While these two sites are set to become tourist attractions, other strategic but unused facilities could also pass into Kazakh hands, at a time when Russia’s presence at Baikonur seems increasingly uncertain.
A rusting prototype of the planned Soviet "space shuttle", named "Buran". The programme to build it was formally abandoned in 1993 (Credit: Panikovskij, cc-by-sa 4,0).
“Russia might remain for a limited time in Baikonur, at least to keep a foothold in Central Asia,” says Nourlan Asselkan, editor-in-chief of the Kazakh journal Space Research and Technology. “Moreover, moving all its programmes to Vostochny would currently exceed its capacity.” The real decision point will come after 2028, when Roscosmos and Nasa end ISS operations.
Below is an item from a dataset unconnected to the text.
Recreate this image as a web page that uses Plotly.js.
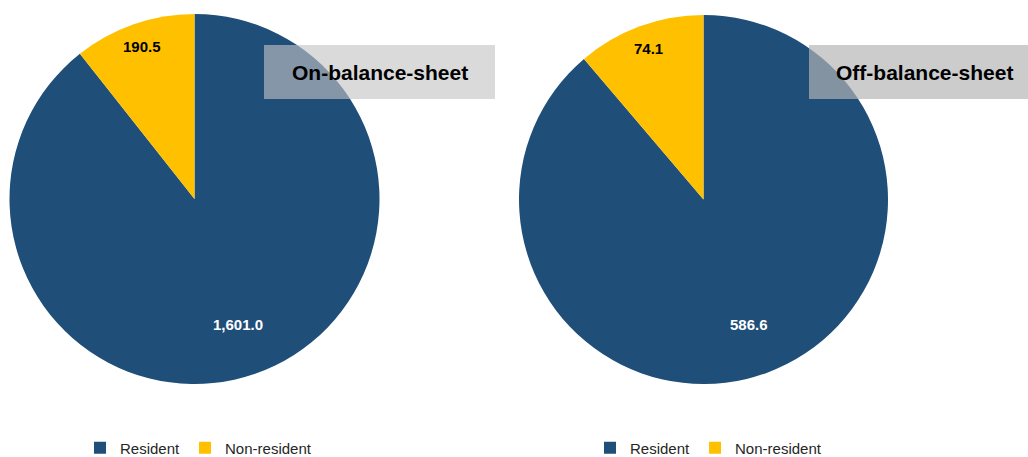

In the meantime, Kazakhstan is trying to attract foreign investors and lay the groundwork for becoming an independent space power, eyeing the creation of its own ultra-light launcher. This year, Prime Minister Olzhas Bektenov announced plans for a special economic zone at Baikonur dedicated to “national space projects and foreign startups,” covering some 1,750 square kilometres — about a quarter of the cosmodrome.
Entrance into sector of "Bayterek", the Kazakh-Russian joint venture established in 2004 (Credit: Emma Collet).
Talks are already under way with Indian and European companies, but China appears best positioned among the “newcomers” for Kazakhstan’s space sector. During Xi Jinping’s visit to Astana last year, Beijing pledged 100mn yuan (€13mn) for joint space projects. Chinese startups, already active in commercial satellite launches, could become the first foreign operators to use Baikonur’s facilities.
“That would be fully consistent with China’s Belt and Road vision,” says Vidal. “Beijing is a regional power and a close neighbour of Kazakhstan — Baikonur could naturally meet its growing launch needs.” A new space race is taking shape in the Kazakh steppes.